Bubble Column vs Other Travel Methods

Compared with ladders, bubble columns are faster. Compared with staircases, they take much less space. Compared with redstone elevators, they are cheaper and easier to build in survival. Their biggest strength is how much utility they offer for so little effort.

That is why bubble columns are such a strong long-term choice. They are simple enough for a starter base, but still useful in advanced worlds with farms, underwater builds, and technical systems.

FAQ

How do you make a bubble column in Minecraft?

Build a shaft filled with water source blocks, then place soul sand at the bottom for an upward column or a magma block at the bottom for a downward one.
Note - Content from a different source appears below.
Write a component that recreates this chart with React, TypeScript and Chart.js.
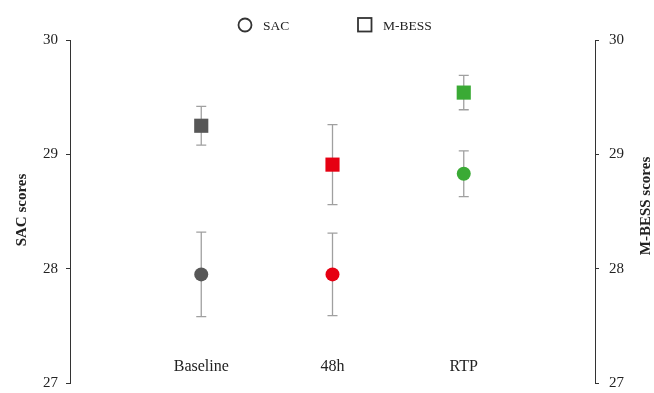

Why is my bubble column not working?

Because the water is usually not all source blocks. Flowing water stops the effect. Growing kelp through the shaft is the easiest fix.

Do bubble columns need source blocks?

Yes. They only propagate through source water.

Does soul soil make a bubble column?

No. Soul soil does not create bubble columns. You need soul sand.

Can bubble columns move items and mobs?

Yes. They can move players, mobs, items, and boats.

Can bubble columns help underwater breathing?

Yes. Bubble columns restore air to players and other air-breathing mobs while they are inside them.

Conclusion

Bubble columns are one of the smartest transport systems in Minecraft because they are fast, cheap, compact, and easy to build. With just water, kelp, soul sand, and magma, you can create a reliable elevator that improves nearly any base.

For most players, the best setup is a two-shaft design with soul sand for going up and magma for going down. It is simple, effective, and useful from early survival all the way into advanced world-building. Once you build one, it is hard to go back to ladders.